Learning capacity implies the willingness to unlearn and the ability to learn it over again. This is something which rather contradicts the nature of technical know-how.

By definition technical know-how is the capacity to apply some skill which is so well mastered that in applying it one can do it automatically without being aware of how the skill is acquired and organized.

In other words, technical know-how is the result of a learning process which has become an organic part of an individual that it tends to be perceived as a natural habit. A professional typist can do the typing while making jokes with his colleagues. He does not think anymore of which key he or she has to press. The same can be said of a professional interpreter who can use a foreign language without thinking of grammatical rules.

Language is a good example and an apt analogy for technical know-how. All technical know-how can be seen as a sort of language which a person can speak without being aware of the rules and regulations of the grammar.

However, if one is faced with a new technical problem, one is required to keep a distance from his hitherto mastered know-how. He has to try to come to grips with the nature of the problem at hand, just as one has to deautomaticize one's own language in order to get familiar with another language.

Technical know-how is a complete learning process with well established results. Nevertheless, in a changing society this established knowledge, which is well linked and matched to the old requirements, can help in dealing with new problems.

In technical affairs this will result in a technical stalemate which will leave the problems at hand unresolved because new technical problems cannot be tackled with old formulas.

Nature and things cannot be forced and this can only be achieved only by means of following or manipulating their own laws. In social affairs it can be much more dangerous. It can always happen that new social problems are solved by means of old knowledge. Pragmatically things can be done because, principally speaking, men and society, unlike nature and things, can be forced to follow old solutions both by persuasion and violence. The difficulty arises from the fact that whereas new technical problems will only remain unresolved if they are coped with using old formulas, new social problems which might be more serious than the ones at hand.

At this juncture the role of education can never be exaggerated. Human beings cannot be only linked and matched to a particular need, but should be equipped with the equally important de-linking capacity. This de-linking capacity is a basic need simply because human beings, unlike other animals, do not have a stable habitat.

Their living space changes from time to time, to which they have to link themselves anew. In this connection the impact of what human beings produce is much greater than we used to believe. Technology in general and industry in particular do not change only the infrastructure but, with it, the social organization and even the mental habits of people.

One of the main differences between traditional and modern people pertains to the linkage to their living space and social environment. Generally speaking, the former are more closely linked to their environment than the latter. Traditional people are less able to de-link themselves from their living space and their social environment. This is the case because the former are familiar with a single cultural world without which they easily lose ground and social security, whereas the latter are usually exposed to some different cultural worlds.

If we can take the ideal of modernization for granted it appears that the de-linking capacity plays an important role. But there are so many things which can weaken or even destroy this de-linking capacity. On a mental level, there is always the temptation to stick to the old system of knowledge even if it has turned out to be ineffective in solving the problems at hand.
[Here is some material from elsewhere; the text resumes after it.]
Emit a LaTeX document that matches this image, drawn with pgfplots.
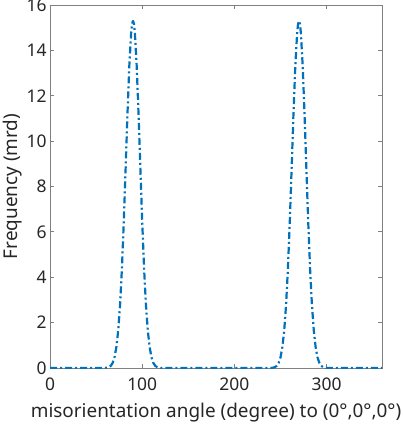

This is fairly understandable because leaving a familiar cultural world will result in a feeling of insecurity owing to the fact that losing a familiar cultural world does not always imply that a better one will be found.

If human beings are basically linked and de-linked at the same time, then linking them to a certain environment inextricably will contradict their basic nature. To link and to match them to industrial production is perhaps a necessary thing, but to render them unable to extricate themselves from industrial production might contradict human nature. Human beings can be made human resources by linking and matching them to the production process, but they are human and resourceful only as long as they have the de-linking capacity which enables them to cope with new developments in the years to come.

The writer is a sociologist now working with the Jakarta-based SPES Foundation Research Center.

Window: Learning capacity implies the willingness to unlearn and the ability to learn it over again. This is something which rather contradicts the nature of technical know-how.